Before you start creating your potting soil for tomatoes, we recommend getting your tools and supplies together so you can finish it in one go. You will need a large bucket or pail to hold the soil, some gardening gloves to protect your skin, and a small shovel to help you mix. You will also need sphagnum peat moss, vermiculite, limestone, and garden soil in equal amounts, a soil testing kit, and possibly some limestone.

Tools and Materials
  • Gardening gloves
  • Shovel or trowel
  • Large pail or bucket
  • Sphagnum peat moss
  • Vermiculite
  • Garden soil
  • Soil test kit
  • Lime or ammonium nitrate

The 7 Steps on How to Prepare Potting Soil for Tomatoes

1. Start with the Garden Soil

Potting soil in large gray pots
Image By: TD Dolci, Shutterstock

We recommend adding your garden soil to a large bucket or pail in the first step. Wear your gardening gloves and break up the soil, so there are no clumped-up pieces, and remove any large rocks.
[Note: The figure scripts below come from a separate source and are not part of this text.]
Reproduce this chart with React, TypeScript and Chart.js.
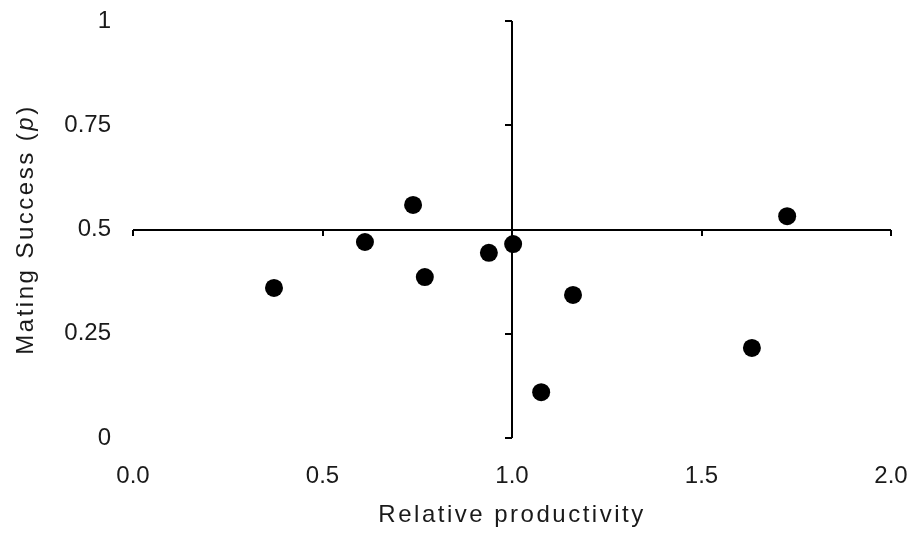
import { useEffect, useRef } from 'react';
import { Chart, registerables } from 'chart.js';

Chart.register(...registerables);

const productivity = [0.372, 0.612, 0.739, 0.770, 0.939, 1.003, 1.077, 1.161, 1.633, 1.726];
const matingSuccess = [0.360, 0.470, 0.559, 0.386, 0.444, 0.465, 0.110, 0.343, 0.216, 0.532];

const xTicks = [0, 0.5, 1, 1.5, 2];
const yTicks = [0, 0.25, 0.5, 0.75, 1];
const xTickLabels = ['0.0', '0.5', '1.0', '1.5', '2.0'];
const yTickLabels = ['0', '0.25', '0.5', '0.75', '1'];
const xTitle = 'Relative productivity';
const yTitleParts = ['Mating Success (', 'p', ')'];

const crossX = 1;
const crossY = 0.5;

const FONT = "'Liberation Sans', Arial, sans-serif";
const TEXT = '#1a1a1a';

const crossPlugin = {
  id: 'crossAxes',
  beforeDatasetsDraw(chart: any) {
    const { ctx, scales } = chart;
    const xs = scales.x;
    const ys = scales.y;
    const px = Math.round(xs.getPixelForValue(crossX));
    const py = Math.round(ys.getPixelForValue(crossY));
    ctx.save();
    ctx.strokeStyle = '#000';
    ctx.lineWidth = 2;
    ctx.beginPath();
    ctx.moveTo(px, ys.getPixelForValue(yTicks[0]));
    ctx.lineTo(px, ys.getPixelForValue(yTicks[yTicks.length - 1]));
    ctx.moveTo(xs.getPixelForValue(xTicks[0]), py);
    ctx.lineTo(xs.getPixelForValue(xTicks[xTicks.length - 1]), py);
    yTicks.forEach((v) => {
      const y = Math.round(ys.getPixelForValue(v));
      ctx.moveTo(px - 7, y);
      ctx.lineTo(px, y);
    });
    xTicks.forEach((v) => {
      const x = Math.round(xs.getPixelForValue(v));
      ctx.moveTo(x, py);
      ctx.lineTo(x, py + 6);
    });
    ctx.stroke();
    ctx.restore();
  },
  afterDraw(chart: any) {
    const { ctx, chartArea } = chart;
    ctx.save();
    ctx.fillStyle = TEXT;
    (ctx as any).letterSpacing = '2.5px';
    ctx.font = `24px ${FONT}`;
    ctx.textAlign = 'center';
    ctx.textBaseline = 'alphabetic';
    ctx.fillText(xTitle, (chartArea.left + chartArea.right) / 2, 522);
    ctx.translate(33, (chartArea.top + chartArea.bottom) / 2);
    ctx.rotate(-Math.PI / 2);
    ctx.textAlign = 'left';
    const fonts = [`24px ${FONT}`, `italic 24px ${FONT}`, `24px ${FONT}`];
    let total = 0;
    const widths = yTitleParts.map((t, i) => {
      ctx.font = fonts[i];
      const w = ctx.measureText(t).width;
      total += w;
      return w;
    });
    let x = -total / 2;
    yTitleParts.forEach((t, i) => {
      ctx.font = fonts[i];
      ctx.fillText(t, x, 0);
      x += widths[i];
    });
    ctx.restore();
  },
};

const bgPlugin = {
  id: 'bg',
  beforeDraw(chart: any) {
    const { ctx, width, height } = chart;
    ctx.save();
    ctx.fillStyle = '#fff';
    ctx.fillRect(0, 0, width, height);
    ctx.restore();
  },
};

export default function App() {
  const ref = useRef<HTMLCanvasElement | null>(null);

  useEffect(() => {
    if (!ref.current) return;
    const chart = new Chart(ref.current, {
      type: 'scatter',
      data: {
        datasets: [
          {
            label: 'Mating success',
            data: productivity.map((x, i) => ({ x, y: matingSuccess[i] })),
            backgroundColor: '#000',
            borderColor: '#000',
            pointRadius: 9,
            pointHoverRadius: 9,
            borderWidth: 0,
          },
        ],
      },
      options: {
        responsive: false,
        animation: false,
        events: [],
        layout: { padding: { left: 0, right: 20, top: 21, bottom: 0 } },
        plugins: {
          legend: { display: false },
          tooltip: { enabled: false },
        },
        scales: {
          x: {
            type: 'linear',
            min: xTicks[0],
            max: xTicks[xTicks.length - 1],
            grid: { display: false, drawTicks: false, tickLength: 0 },
            border: { display: false },
            afterBuildTicks: (s: any) => {
              s.ticks = xTicks.map((v) => ({ value: v }));
            },
            afterFit: (s: any) => {
              s.height = 99;
              s.paddingLeft = 0;
              s.paddingRight = 0;
              s.paddingTop = 0;
              s.paddingBottom = 0;
            },
            ticks: {
              padding: 24,
              color: TEXT,
              font: { family: FONT, size: 24 },
              maxRotation: 0,
              autoSkip: false,
              callback: (_v: any, i: number) => xTickLabels[i],
            },
          },
          y: {
            type: 'linear',
            min: yTicks[0],
            max: yTicks[yTicks.length - 1],
            grid: { display: false, drawTicks: false, tickLength: 0 },
            border: { display: false },
            afterBuildTicks: (s: any) => {
              s.ticks = yTicks.map((v) => ({ value: v }));
            },
            afterFit: (s: any) => {
              s.width = 133;
              s.paddingLeft = 0;
              s.paddingRight = 0;
              s.paddingTop = 0;
              s.paddingBottom = 0;
            },
            ticks: {
              padding: 22,
              color: TEXT,
              font: { family: FONT, size: 24 },
              autoSkip: false,
              callback: (_v: any, i: number) => yTickLabels[i],
            },
          },
        },
      },
      plugins: [bgPlugin, crossPlugin],
    });
    return () => chart.destroy();
  }, []);

  return (
    <div style={{ position: 'absolute', left: 0, top: 0, width: 911, height: 537, background: '#fff' }}>
      <canvas ref={ref} width={911} height={537} style={{ display: 'block' }} />
    </div>
  );
}
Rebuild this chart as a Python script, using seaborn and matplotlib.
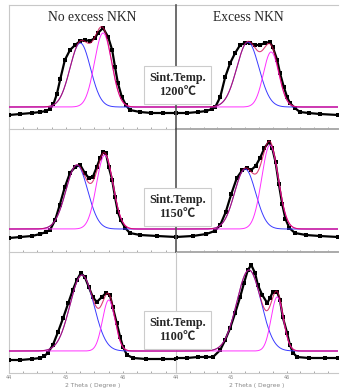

2. Mix In the Sphagnum Peat Moss

Mix in the Sphagnum peat moss until it is blended with the soil with no large clumps of either material. The soil should feel light and airy, which will help the roots grow faster and allows them to absorb more nutrients.

3. Add In Vermiculite

a person scooping potting soil with trowel
Image Credit: Teona Swift, Pexels

In the next step, we will mix in vermiculite. Since this is a harder mineral, it can be easier to get a good mix using a trowel or a small shovel. As in the last step, it’s important to get the mix even with no clumps of any single ingredient. The vermiculite will help aerate the soil, encourage root growth, and allow water to pass through the soil more easily, so there is less risk of root rot or soil compaction.

4. Test the Soil

Now that we have all of the ingredients in the pail mixed evenly, we will test the soil. Use a soil testing kit to check the pH of the soil. Tomatoes like slightly acidic soil, so you want a reading between 6.0 and 6.8. Some soil test kits will also let you send in a soil sample, and they will return a result that informs you if you need to add fertilizer.

5. Adjust the Soil

gardener mixing soil
Image Credit: VH-studio, Shutterstock

If you test the soil and the pH is wrong, you can add lime to make it more acidic or basic. Add lime to increase the pH of your soil and ammonium nitrate to decrease it. Only add a small amount of the ingredients before mixing, and test it again until you get a reading that falls within limits. Luckily Sphagnum peat moss is slightly acidic, so you shouldn’t need to adjust the pH unless the garden soil is way off.

6. Prepare Your Pots

Add several small rocks and organic materials like dead leaves and grass clippings. The pebbles will allow the water to drain away quickly so it doesn’t sit at the bottom of the pot, and the organic material will break down over time, adding essential nutrients to the soil.

7. Fill Your Pots

woman pouring store bought potting soil to a pot
Image Credit: progressman, Shutterstock

Once you attain the correct pH reading, your tomato potting soil is ready to use. Scoop the potting soil into your pots carefully, so you don’t compress it accidentally. If you have any left, place a cover over the bucket and store it out of the sunlight.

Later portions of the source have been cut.